Una tesi di laurea sul concetto di ''resilienza'' legata alla fede religiosa nella pedagogia dei paesi della ex Jugoslavia. Riceviamo e volentieri pubblichiamo

10/02/2010 -  Rosalba Cancelliere

La tesi nasce dall'interesse pedagogico verso i paesi balcanici, investiti da un conflitto interetnico, in relazione alla formazione educativa durante e dopo il conflitto. Dalla ricerca è emerso lo studio di una metodologia di aiuto, applicata durante e dopo la guerra da unità di ricerca pedagogica a Bologna, che si rifà al concetto di resilienza, termine preso in prestito dall'edilizia. La resilienza è la ''Capacità di un materiale di resistere agli urti improvvisi senza spezzarsi'', (dal vocabolario Zingarelli, Zanichelli, Milano, 1995); utilizzato all'interno delle scienze umane, indica una condizione innata nell'individuo, per la quale lo stesso è portato a reagire in modo creativo e costruttivo al verificarsi di un evento traumatico.

Chi scrive ha organizzato il suo lavoro in previsione di una concreta ricerca all'interno del territorio della Bosnia-Erzegovina, nella città di Sarajevo. Ricerca che si è concretizzata nel periodo dal 10 gennaio al 10 febbraio 2004.

Il primo capitolo indica il percorso ideologico base della pedagogia nei paesi dell'Est. L'obiettivo è conoscerne l'impianto politico e culturale di riferimento. E’ descritta l'applicazione del pensiero pedagogico marxista in Europa, nell'opera di studiosi sovietici ed italiani. Infine un paragrafo è dedicato alla critica della pedagogia marxista, alla sua crisi e ad alla possibilità di raccoglierne l'eredità. Si è voluta ricordare l'esperienza di Danilo Dolci nel territorio jugoslavo del 1963, la sua attività di pianificazione successivamente adottata con successo in Jugoslavia.

Il secondo capitolo tratterà brevemente gli ultimi cinquant'anni della storia jugoslava, partendo dalla Seconda Repubblica. L'obiettivo è quello di evidenziare le potenzialità di costruzione identitaria promosse dal regime titoista ed i limiti di questa politica, emersi chiaramente dopo la morte di Tito e con l’emergere del nazionalismo nelle diverse aree del territorio, fino a quel momento soffocato dalla forte personalità del regime.

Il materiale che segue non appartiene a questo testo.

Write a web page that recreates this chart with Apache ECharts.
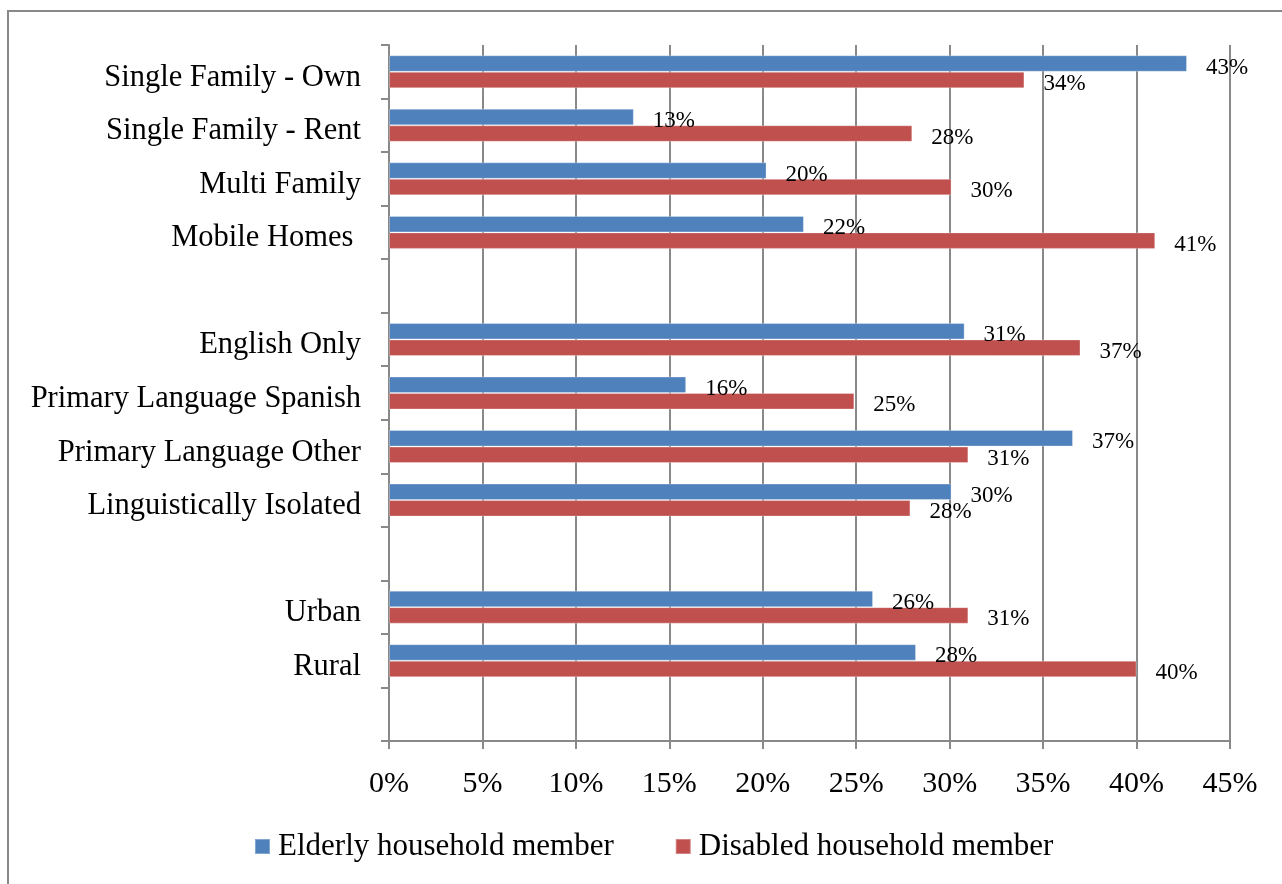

La seconda parte è dedicata alla ricerca sul territorio. L’ultimo capitolo tratta il tema della resilienza e l'attività della Cooperazione Internazionale. L'approfondimento del concetto di resilienza avviene all'interno delle possibili condizioni di vulnerabilità (handicap, trauma, professione religiosa). La professione religiosa è indicata come condizione di vulnerabilità in quanto oggetto del conflitto.

L'attività di ricerca sul territorio, operata da chi scrive, ha indagato la possibile relazione tra la capacità resiliente e la fede religiosa, con la conseguente descrizione dei risultati.

Nel secondo paragrafo si parla della ricostruzione legata alla presenza di organizzazioni internazionali dediti ad attività di cooperazione. Una parte importante sarà dedicata alla descrizione dei limiti di queste attività, dati dalla mancanza di interazione tra le ONG presenti sul territorio, soprattutto quelle internazionali. Un'alternativa indicata sarà quella della Cooperazione allo sviluppo, cioè la possibilità di creare un modus vivendi che renda dinamica la relazione tra la popolazione e le ONG. Queste ultime devono affrontare una realtà in continuo mutamento, allo stesso tempo affrontarsi, per imparare il modo migliore per accompagnare i cambiamenti nella direzione di un'autentica responsabilizzazione dell'individuo, soprattutto dei giovani.